◆ Task data ◆
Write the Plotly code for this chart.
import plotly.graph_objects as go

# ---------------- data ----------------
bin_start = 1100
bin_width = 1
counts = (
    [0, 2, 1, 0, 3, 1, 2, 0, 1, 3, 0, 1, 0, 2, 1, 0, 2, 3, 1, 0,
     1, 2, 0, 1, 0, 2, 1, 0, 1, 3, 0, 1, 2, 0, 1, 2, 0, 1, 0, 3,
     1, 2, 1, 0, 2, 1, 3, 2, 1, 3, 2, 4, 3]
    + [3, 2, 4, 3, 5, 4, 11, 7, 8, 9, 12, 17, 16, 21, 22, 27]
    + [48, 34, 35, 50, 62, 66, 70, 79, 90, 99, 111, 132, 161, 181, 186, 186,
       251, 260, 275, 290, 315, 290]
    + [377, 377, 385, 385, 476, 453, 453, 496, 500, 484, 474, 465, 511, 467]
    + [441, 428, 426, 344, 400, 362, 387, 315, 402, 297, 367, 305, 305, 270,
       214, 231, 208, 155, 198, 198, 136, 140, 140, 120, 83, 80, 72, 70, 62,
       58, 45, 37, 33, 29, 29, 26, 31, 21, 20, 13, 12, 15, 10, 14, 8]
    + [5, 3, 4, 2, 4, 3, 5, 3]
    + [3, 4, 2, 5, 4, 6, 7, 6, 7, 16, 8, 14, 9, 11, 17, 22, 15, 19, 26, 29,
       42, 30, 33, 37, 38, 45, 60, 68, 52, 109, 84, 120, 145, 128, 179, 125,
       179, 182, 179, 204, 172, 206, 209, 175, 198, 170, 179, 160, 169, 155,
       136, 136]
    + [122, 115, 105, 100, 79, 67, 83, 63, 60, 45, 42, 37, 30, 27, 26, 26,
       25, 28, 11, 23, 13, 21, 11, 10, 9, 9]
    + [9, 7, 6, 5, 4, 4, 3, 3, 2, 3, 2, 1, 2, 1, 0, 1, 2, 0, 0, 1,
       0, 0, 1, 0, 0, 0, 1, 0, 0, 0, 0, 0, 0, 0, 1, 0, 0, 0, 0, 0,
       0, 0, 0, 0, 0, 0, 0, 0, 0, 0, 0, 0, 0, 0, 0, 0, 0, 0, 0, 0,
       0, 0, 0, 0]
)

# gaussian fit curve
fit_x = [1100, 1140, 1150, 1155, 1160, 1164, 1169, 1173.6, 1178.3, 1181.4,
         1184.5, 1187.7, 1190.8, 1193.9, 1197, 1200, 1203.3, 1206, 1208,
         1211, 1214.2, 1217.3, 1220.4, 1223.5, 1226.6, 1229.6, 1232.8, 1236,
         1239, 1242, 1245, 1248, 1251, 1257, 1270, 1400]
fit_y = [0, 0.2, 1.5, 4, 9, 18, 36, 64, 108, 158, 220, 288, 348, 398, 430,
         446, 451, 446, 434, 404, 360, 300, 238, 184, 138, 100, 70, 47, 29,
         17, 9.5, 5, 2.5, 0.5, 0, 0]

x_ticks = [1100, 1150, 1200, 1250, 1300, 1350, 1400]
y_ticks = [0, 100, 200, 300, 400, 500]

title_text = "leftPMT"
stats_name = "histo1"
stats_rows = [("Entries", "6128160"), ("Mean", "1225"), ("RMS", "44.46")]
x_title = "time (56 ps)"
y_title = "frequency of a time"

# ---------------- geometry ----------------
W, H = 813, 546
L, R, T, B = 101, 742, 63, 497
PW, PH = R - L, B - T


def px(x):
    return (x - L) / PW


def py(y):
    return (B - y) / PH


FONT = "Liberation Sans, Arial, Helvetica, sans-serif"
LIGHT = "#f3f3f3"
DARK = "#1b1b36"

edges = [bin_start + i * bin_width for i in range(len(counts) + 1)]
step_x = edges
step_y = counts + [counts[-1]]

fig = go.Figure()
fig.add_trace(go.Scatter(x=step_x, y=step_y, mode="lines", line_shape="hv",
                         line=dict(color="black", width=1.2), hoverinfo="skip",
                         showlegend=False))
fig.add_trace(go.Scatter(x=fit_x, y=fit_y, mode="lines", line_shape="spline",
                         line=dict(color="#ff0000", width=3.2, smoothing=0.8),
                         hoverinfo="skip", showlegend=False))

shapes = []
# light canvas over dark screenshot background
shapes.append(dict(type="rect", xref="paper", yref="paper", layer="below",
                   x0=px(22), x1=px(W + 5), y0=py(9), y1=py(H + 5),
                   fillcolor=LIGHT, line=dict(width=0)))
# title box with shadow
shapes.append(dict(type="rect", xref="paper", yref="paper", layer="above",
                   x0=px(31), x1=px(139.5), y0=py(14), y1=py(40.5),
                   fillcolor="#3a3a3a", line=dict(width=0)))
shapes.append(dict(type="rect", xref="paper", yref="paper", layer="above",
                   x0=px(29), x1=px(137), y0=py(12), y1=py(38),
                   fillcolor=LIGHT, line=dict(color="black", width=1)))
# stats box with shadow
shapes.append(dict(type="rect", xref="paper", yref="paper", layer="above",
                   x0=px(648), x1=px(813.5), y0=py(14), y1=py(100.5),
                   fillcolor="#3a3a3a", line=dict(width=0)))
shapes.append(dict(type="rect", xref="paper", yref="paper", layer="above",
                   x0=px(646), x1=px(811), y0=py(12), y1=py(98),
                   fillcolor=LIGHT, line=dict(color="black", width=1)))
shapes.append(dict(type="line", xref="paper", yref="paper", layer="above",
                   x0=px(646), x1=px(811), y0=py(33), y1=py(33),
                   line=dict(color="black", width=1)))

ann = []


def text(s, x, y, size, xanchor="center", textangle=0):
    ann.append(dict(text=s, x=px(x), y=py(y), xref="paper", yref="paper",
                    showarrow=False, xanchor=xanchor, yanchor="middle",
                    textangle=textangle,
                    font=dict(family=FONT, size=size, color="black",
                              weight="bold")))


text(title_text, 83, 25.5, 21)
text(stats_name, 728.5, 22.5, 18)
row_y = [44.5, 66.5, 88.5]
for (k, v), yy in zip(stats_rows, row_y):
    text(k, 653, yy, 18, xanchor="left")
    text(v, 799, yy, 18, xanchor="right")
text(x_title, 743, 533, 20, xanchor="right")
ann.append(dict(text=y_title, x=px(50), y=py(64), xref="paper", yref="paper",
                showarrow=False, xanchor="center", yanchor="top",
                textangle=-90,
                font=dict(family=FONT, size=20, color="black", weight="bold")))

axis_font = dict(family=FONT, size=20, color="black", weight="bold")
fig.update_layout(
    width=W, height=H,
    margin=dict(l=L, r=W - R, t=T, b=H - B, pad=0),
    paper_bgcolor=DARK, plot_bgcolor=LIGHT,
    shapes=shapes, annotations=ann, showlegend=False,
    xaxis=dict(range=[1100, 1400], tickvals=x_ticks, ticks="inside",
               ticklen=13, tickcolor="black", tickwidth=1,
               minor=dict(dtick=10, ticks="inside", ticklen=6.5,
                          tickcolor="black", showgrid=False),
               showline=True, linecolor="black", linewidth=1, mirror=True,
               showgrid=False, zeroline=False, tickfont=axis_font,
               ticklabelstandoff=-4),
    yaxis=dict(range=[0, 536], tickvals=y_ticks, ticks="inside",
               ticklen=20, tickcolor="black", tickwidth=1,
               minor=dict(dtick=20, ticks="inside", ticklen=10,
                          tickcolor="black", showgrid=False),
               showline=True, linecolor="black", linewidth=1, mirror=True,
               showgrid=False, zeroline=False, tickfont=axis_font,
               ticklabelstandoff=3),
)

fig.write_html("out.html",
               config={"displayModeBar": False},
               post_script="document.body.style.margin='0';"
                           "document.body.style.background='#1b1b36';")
==
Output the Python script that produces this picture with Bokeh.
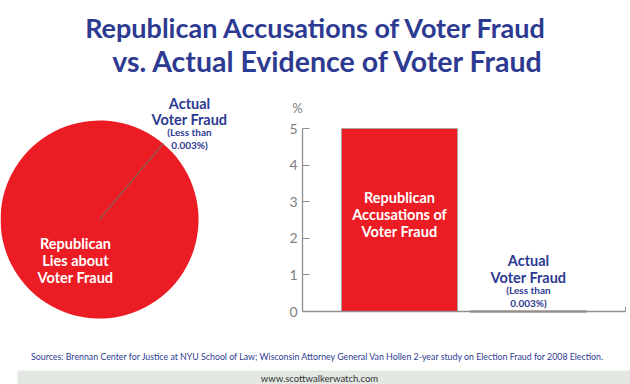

◆ Task directions ◆
Retype only this portion of the data above: the line containing "Write the Plotly code for this chart.", the line containing "import plotly.graph_objects as go", and all lines between them, exactly.

◆ Solved problem ◆
Write the Plotly code for this chart.
import plotly.graph_objects as go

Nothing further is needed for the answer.